Stored rows ::
-- start --

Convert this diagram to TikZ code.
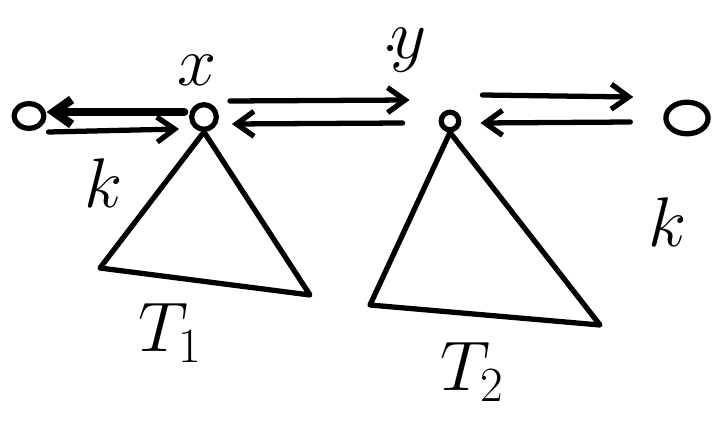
\RequirePackage{fix-cm}
\documentclass[tikz,border=0pt]{standalone}
\usetikzlibrary{arrows.meta,positioning,shapes.geometric}

\begin{document}
\begin{tikzpicture}[x=0.02cm, y=-0.02cm, line width=3pt, line cap=round, line join=round,
  vert/.style={draw, circle, inner sep=0pt, minimum size=#1},
  lbl/.style={font=\fontsize{40}{44}\selectfont},
  arr/.style={-{Straight Barb[length=3.5mm,width=5mm]}}]
\useasboundingbox (0,0) rectangle (717,429);
% vertices
\node[draw, ellipse, inner sep=0pt, minimum width=17pt, minimum height=14pt] (lo) at (29,116) {};
\node[vert=14pt] (x) at (204,117) {};
\node[vert=10pt] (y) at (450,121) {};
\node[draw, ellipse, inner sep=0pt, minimum width=24pt, minimum height=18pt] (ro) at (687,118) {};
\node[lbl] (xl) at (197,70) {$x$};
\node[lbl] (yl) at (409,50) {$y$};
\fill (390,48) circle (1.8pt);
% edges
\draw[arr, line width=5pt] ([shift={(-5,-5)}]x.west) -- ([shift={(0,-4)}]lo.east);
\draw[arr] ([shift={(2,16)}]lo.east) -- ([shift={(-10,12)}]x.west);
\draw[arr] ([shift={(11,-16)}]x.east) -- ([shift={(-29,-21)}]y.west);
\draw[arr] ([shift={(-36,2)}]y.west) -- ([shift={(13,7)}]x.east);
\draw[arr] ([shift={(21,-26)}]y.east) -- ([shift={(-30,-21)}]ro.west);
\draw[arr] ([shift={(-33,4)}]ro.west) -- ([shift={(19,2)}]y.east);
\node[lbl] (kl) at (104,183) {$k$};
\node[lbl] (kr) at (668,222) {$k$};
% subtrees
\coordinate (a1) at (100,268);
\coordinate (b1) at (310,295);
\coordinate (a2) at (370,305);
\coordinate (b2) at (600,325);
\draw (x.south) -- (a1) -- (b1) -- (x.south);
\draw (y.south) -- (a2) -- (b2) -- (y.south);
\node[lbl] (t1) at (170,333) {$T_1$};
\node[lbl] (t2) at (472,372) {$T_2$};
\end{tikzpicture}
\end{document}
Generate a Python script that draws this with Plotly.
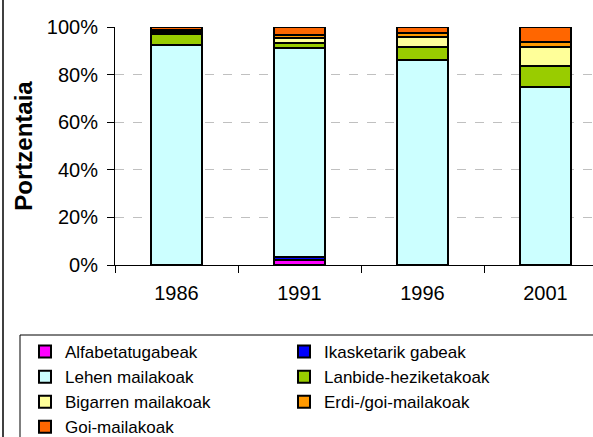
import plotly.graph_objects as go

years = ["1986", "1991", "1996", "2001"]
series_names = ["Alfabetatugabeak", "Ikasketarik gabeak", "Lehen mailakoak",
                "Lanbide-heziketakoak", "Bigarren mailakoak", "Erdi-/goi-mailakoak",
                "Goi-mailakoak"]
alfabetatugabeak = [0.0, 2.3, 0.0, 0.0]
ikasketarik_gabeak = [0.0, 1.2, 0.0, 0.0]
lehen_mailakoak = [92.4, 87.5, 86.0, 75.0]
lanbide_heziketakoak = [4.7, 2.1, 5.7, 8.7]
bigarren_mailakoak = [1.0, 2.2, 4.3, 7.8]
erdi_goi_mailakoak = [0.8, 1.5, 1.5, 2.0]
goi_mailakoak = [1.1, 3.2, 2.5, 6.5]
colors = ["#FF00FF", "#0000FF", "#CCFFFF", "#99CC00", "#FFFF99", "#FF9900", "#FF6600"]
y_ticks = [0, 20, 40, 60, 80, 100]

values = [alfabetatugabeak, ikasketarik_gabeak, lehen_mailakoak, lanbide_heziketakoak,
          bigarren_mailakoak, erdi_goi_mailakoak, goi_mailakoak]

FONT = "Liberation Sans, Arial, sans-serif"

fig = go.Figure()
for name, vals, col in zip(series_names, values, colors):
    fig.add_trace(go.Bar(
        x=years, y=vals, name=name,
        marker=dict(color=col, line=dict(color="black", width=2)),
    ))

W, H = 593, 437
L, T, R, B = 115, 27, 0, 172
pw = W - L - R
ph = H - T - B

def px_x(x):
    return (x - L) / pw

def px_y(y):
    return (H - B - y) / ph

fig.update_layout(
    width=W, height=H,
    margin=dict(l=L, r=R, t=T, b=B, autoexpand=False),
    barmode="stack",
    bargap=0.59,
    paper_bgcolor="white",
    plot_bgcolor="white",
    font=dict(family=FONT, color="black", size=20),
    showlegend=True,
    legend=dict(
        orientation="h",
        traceorder="normal",
        x=px_x(25), xanchor="left",
        y=px_y(334), yanchor="top",
        entrywidth=214, entrywidthmode="pixels",
        font=dict(family=FONT, size=17, color="black"),
        bgcolor="rgba(0,0,0,0)",
        borderwidth=0,
        itemwidth=30,
        tracegroupgap=0,
    ),
    xaxis=dict(
        type="category",
        range=[-0.5, 3.5 - 14 / 123],
        showline=True, linecolor="black", linewidth=1,
        ticks="outside", tickson="boundaries", ticklen=7, tickcolor="black",
        showgrid=False,
        tickfont=dict(size=20),
        ticklabelstandoff=10,
    ),
    yaxis=dict(
        range=[0, 100],
        tickvals=y_ticks,
        ticktext=[f"{v}%" for v in y_ticks],
        showline=True, linecolor="black", linewidth=1,
        ticks="outside", ticklen=7, tickcolor="black",
        showgrid=True, gridcolor="#C0C0C0", griddash="dash", gridwidth=1,
        zeroline=False,
        tickfont=dict(size=20),
        ticklabelstandoff=5,
        title=dict(text="<b>Portzentaia</b>", font=dict(size=24), standoff=7),
    ),
    shapes=[
        dict(type="line", xref="paper", yref="paper",
             x0=px_x(3), x1=px_x(3), y0=px_y(0), y1=px_y(437),
             line=dict(color="black", width=1.5)),
        dict(type="rect", xref="paper", yref="paper",
             x0=px_x(20), x1=px_x(620), y0=px_y(335), y1=px_y(460),
             line=dict(color="black", width=1), fillcolor="rgba(0,0,0,0)"),
    ],
)

fig.write_html(
    "out.html",
    config={"displayModeBar": False},
    post_script="document.body.style.margin='0';document.body.style.overflow='hidden';",
)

-- end --

State how many lines include the string "this", and nothing more.

2